En effet, selon une étude publiée en 2014, 41% des Françaises considèrent qu'allaiter en public est embarrassant, ce qui représente même leur troisième crainte concernant l'allaitement maternel. "La culture de l'allaitement s'est perdue, assure pour BFMTV.com Sophie Chevalier, la présidente de Leche League France. Ce qui est sans doute lié à l'érotisation des poitrines féminines."

Un point de vue développé par Amy Bentley, auteure de "Inventing Baby Food". 

"La sexualisation de la poitrine a été accélérée par les affiches de pin-ups de la Seconde Guerre mondiale et par le soft porn d'après-guerre, tel qu'illustré par le magazine Playboy et la popularité d'icônes hollywoodienne comme Marilyn Monroe, expliquait-elle à Slate.

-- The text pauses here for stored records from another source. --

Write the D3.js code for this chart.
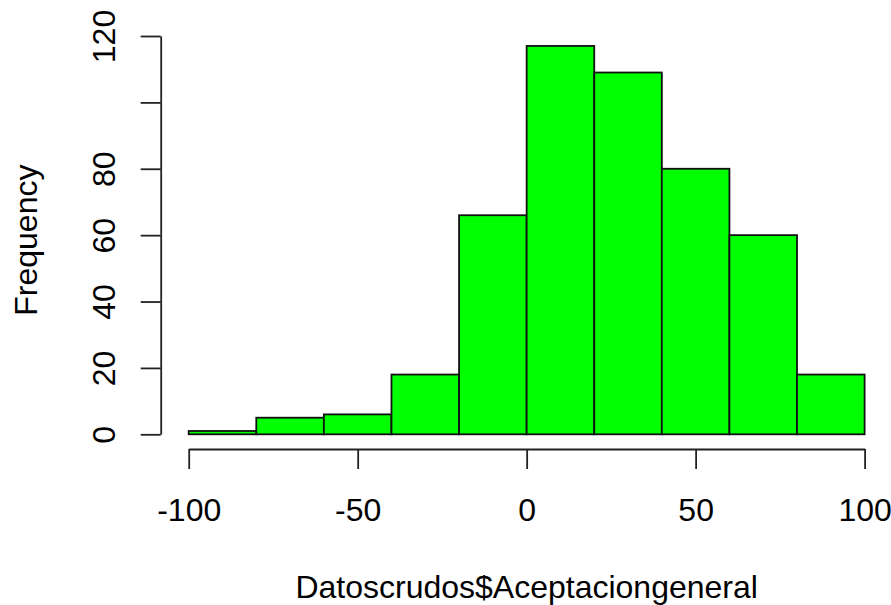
<!DOCTYPE html>
<html>
<head>
<meta charset="utf-8">
<script src="https://cdn.jsdelivr.net/npm/d3@7"></script>
<style>
  body { margin: 0; background: #fff; }
  svg text { font-family: "Liberation Sans", Arial, sans-serif; fill: #000; }
</style>
</head>
<body>
<div id="chart"></div>
<script>
// histogram bins (breaks every 20) and counts
const binStarts = [-100, -80, -60, -40, -20, 0, 20, 40, 60, 80];
const binWidth = 20;
const counts = [1, 5, 6, 18, 66, 117, 109, 80, 60, 18];
const xTicks = [-100, -50, 0, 50, 100];
const yTicks = [0, 20, 40, 60, 80, 100, 120];
const yHidden = [100]; // R drops this label because it would overlap
const xTitle = "Datoscrudos$Aceptaciongeneral";
const yTitle = "Frequency";

const width = 891, height = 605;

let svg = d3.select("#chart").append("svg")
    .attr("width", width)
    .attr("height", height);

let x = d3.scaleLinear().domain([-100, 100]).range([188.7, 864.6]);
let y = d3.scaleLinear().domain([0, 120]).range([434.3, 36]);

let bins = binStarts.map((s, i) => ({ x0: s, x1: s + binWidth, n: counts[i] }));

svg.append("g")
    .selectAll("rect")
    .data(bins)
    .join("rect")
    .attr("x", d => x(d.x0))
    .attr("y", d => y(d.n))
    .attr("width", d => x(d.x1) - x(d.x0))
    .attr("height", d => y(0) - y(d.n))
    .attr("fill", "#00ff00")
    .attr("stroke", "#111")
    .attr("stroke-width", 1.8);

// x axis (plain hyphen minus, like R)
let xAxis = svg.append("g")
    .attr("transform", "translate(0,449)")
    .call(d3.axisBottom(x).tickValues(xTicks).tickSize(20).tickSizeOuter(0).tickPadding(0)
        .tickFormat(d => String(d)));
xAxis.selectAll("text")
    .attr("y", 72)
    .attr("dy", 0)
    .style("font-size", "32px");

// y axis
let yAxis = svg.append("g")
    .attr("transform", "translate(160.7,0)")
    .call(d3.axisLeft(y).tickValues(yTicks).tickSize(20).tickSizeOuter(0)
        .tickFormat(d => yHidden.includes(d) ? "" : String(d)));
yAxis.selectAll("text")
    .attr("transform", "rotate(-90)")
    .attr("x", 0)
    .attr("y", -46)
    .attr("dy", 0)
    .attr("text-anchor", "middle")
    .style("font-size", "32px");

svg.selectAll(".domain, .tick line")
    .attr("stroke", "#222")
    .attr("stroke-width", 1.8);

svg.append("text")
    .attr("x", x(0))
    .attr("y", 598)
    .attr("text-anchor", "middle")
    .style("font-size", "32px")
    .text(xTitle);

svg.append("text")
    .attr("transform", "translate(37," + y(58.5) + ") rotate(-90)")
    .attr("text-anchor", "middle")
    .style("font-size", "32px")
    .text(yTitle);
</script>
</body>
</html>
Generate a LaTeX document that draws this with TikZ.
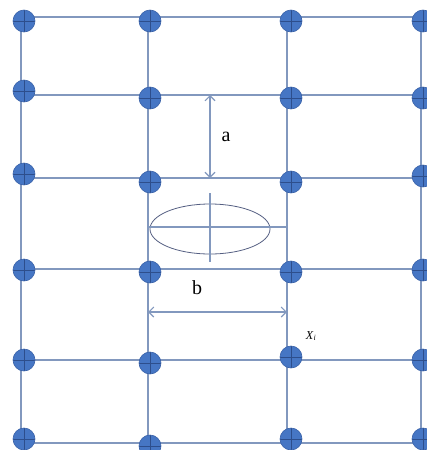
\documentclass[tikz,border=0pt]{standalone}
\usepackage{fontspec}
\setmainfont{Liberation Serif}
\usetikzlibrary{arrows.meta}
\definecolor{gridc}{RGB}{130,152,190}
\definecolor{dotc}{RGB}{70,118,196}
\definecolor{dotedge}{RGB}{58,98,168}
\definecolor{crossc}{RGB}{45,78,140}
\definecolor{ellc}{RGB}{85,95,130}
\begin{document}
\begin{tikzpicture}[x=1pt,y=-1pt,
  gridline/.style={draw=gridc,line width=1.2pt},
  dimline/.style={draw=gridc,line width=1.1pt,{Straight Barb[length=5pt,width=10pt]}-{Straight Barb[length=5pt,width=10pt]}},
  dotnode/.style={circle,fill=dotc,draw=dotedge,line width=0.6pt,minimum size=22pt,inner sep=0pt,
    path picture={\draw[crossc,line width=0.6pt]
      (path picture bounding box.north) -- (path picture bounding box.south)
      (path picture bounding box.west) -- (path picture bounding box.east);}},
  lbl/.style={inner sep=0pt,font=\fontsize{20}{22}\selectfont}]
\useasboundingbox (0,0) rectangle (427,450);
% grid coordinates
\foreach \n/\x in {1/21,2/148,3/287,4/421}{
  \coordinate (vt\n) at (\x,17);
  \coordinate (vb\n) at (\x,443);
  \draw[gridline] (vt\n) -- (vb\n);
}
\foreach \n/\y in {1/17,2/95,3/178,4/269,5/360,6/443}{
  \coordinate (hl\n) at (21,\y);
  \coordinate (hr\n) at (421,\y);
  \draw[gridline] (hl\n) -- (hr\n);
}
% ellipse with axes
\coordinate (ec) at (210,229);
\draw[ellc,line width=0.8pt] (ec) ellipse [x radius=60, y radius=25];
\coordinate (eh1) at (148,227);
\coordinate (eh2) at (287,227);
\coordinate (ev1) at (210,193);
\coordinate (ev2) at (210,262);
\draw[gridline] (eh1) -- (eh2);
\draw[gridline] (ev1) -- (ev2);
% dimension a
\coordinate (a1) at (210,95);
\coordinate (a2) at (210,178);
\draw[dimline] (a1) -- (a2);
\node[lbl] (la) at (226,137) {a};
% dimension b
\coordinate (b1) at (148,312);
\coordinate (b2) at (287,312);
\draw[dimline] (b1) -- (b2);
\node[lbl] (lb) at (197,288) {b};
% dots
\foreach \c/\x/\ya/\yb/\yc/\yd/\ye/\yf in {
  1/24/21/91/174/270/360/439,
  2/150/21/98/182/272/363/446,
  3/291/21/98/182/272/357/439,
  4/423/21/98/176/270/360/439}{
  \node[dotnode] (d\c-1) at (\x,\ya) {};
  \node[dotnode] (d\c-2) at (\x,\yb) {};
  \node[dotnode] (d\c-3) at (\x,\yc) {};
  \node[dotnode] (d\c-4) at (\x,\yd) {};
  \node[dotnode] (d\c-5) at (\x,\ye) {};
  \node[dotnode] (d\c-6) at (\x,\yf) {};
}
\node[inner sep=0pt,font=\fontsize{12}{14}\selectfont] (xi) at (311,336) {\textit{X}\textsubscript{\textit{i}}};
\end{tikzpicture}
\end{document}
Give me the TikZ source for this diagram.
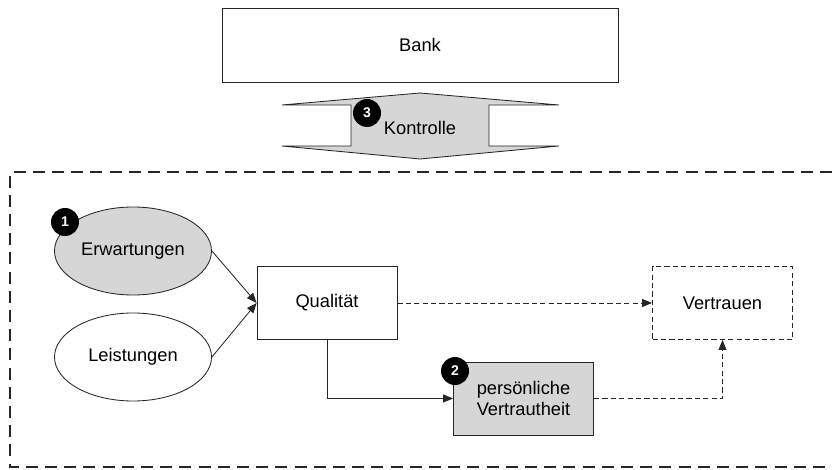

Cela a débouché sur une incongruité du sein comme source de nutrition infantile. Alors que les seins étaient de plus en plus sexualisés, ils sont devenus de moins en moins fonctionnels."

L'allaitement dans les lieux publics, de l'exhibition sexuelle?

Ceux qui s'opposent à l'allaitement maternel dans les lieux publics évoquent parfois "l'outrage à la pudeur". Pourtant, ce délit a disparu du code pénal en 1994 pour être remplacé par le délit d'exhibition sexuelle. "L'exhibition sexuelle imposée à la vue d'autrui dans un lieu accessible aux regards du public est punie d'un an d'emprisonnement et de 15.000 euros d'amende", rappelle le code pénal.

Comme l'explique l'avocat parisien Thierry Vallat sur son blog, "la jurisprudence estime que deux éléments constitutifs doivent être obligatoirement constatés par le juge: l'exhibition sexuelle en public et la conscience d'offenser la pudeur d'autrui".

"Dans le cadre de l'allaitement maternel, on est bien loin de l'exhibition sexuelle, précise-t-il pour BFMTV.com. Il n'y a d'ailleurs rien de sexuel là-dedans. La seule chose qui pourrait être invoquée, c'est le trouble à l'ordre public. Mais de quel trouble peut-on parler quand il s'agit d'allaitement?"

Selon lui, une femme qui se verrait interdire d'allaiter pourrait même porter plainte. Si le règlement de l'Assemblée nationale n'a pas encore intégré cette question, le code du travail prévoit pourtant que "la salariée peut allaiter son enfant" sur son lieu de travail et précise même: "pendant une année à compter du jour de la naissance, la salariée allaitant son enfant dispose à cet effet d'une heure par jour durant les heures de travail". Les députées sont prévenues.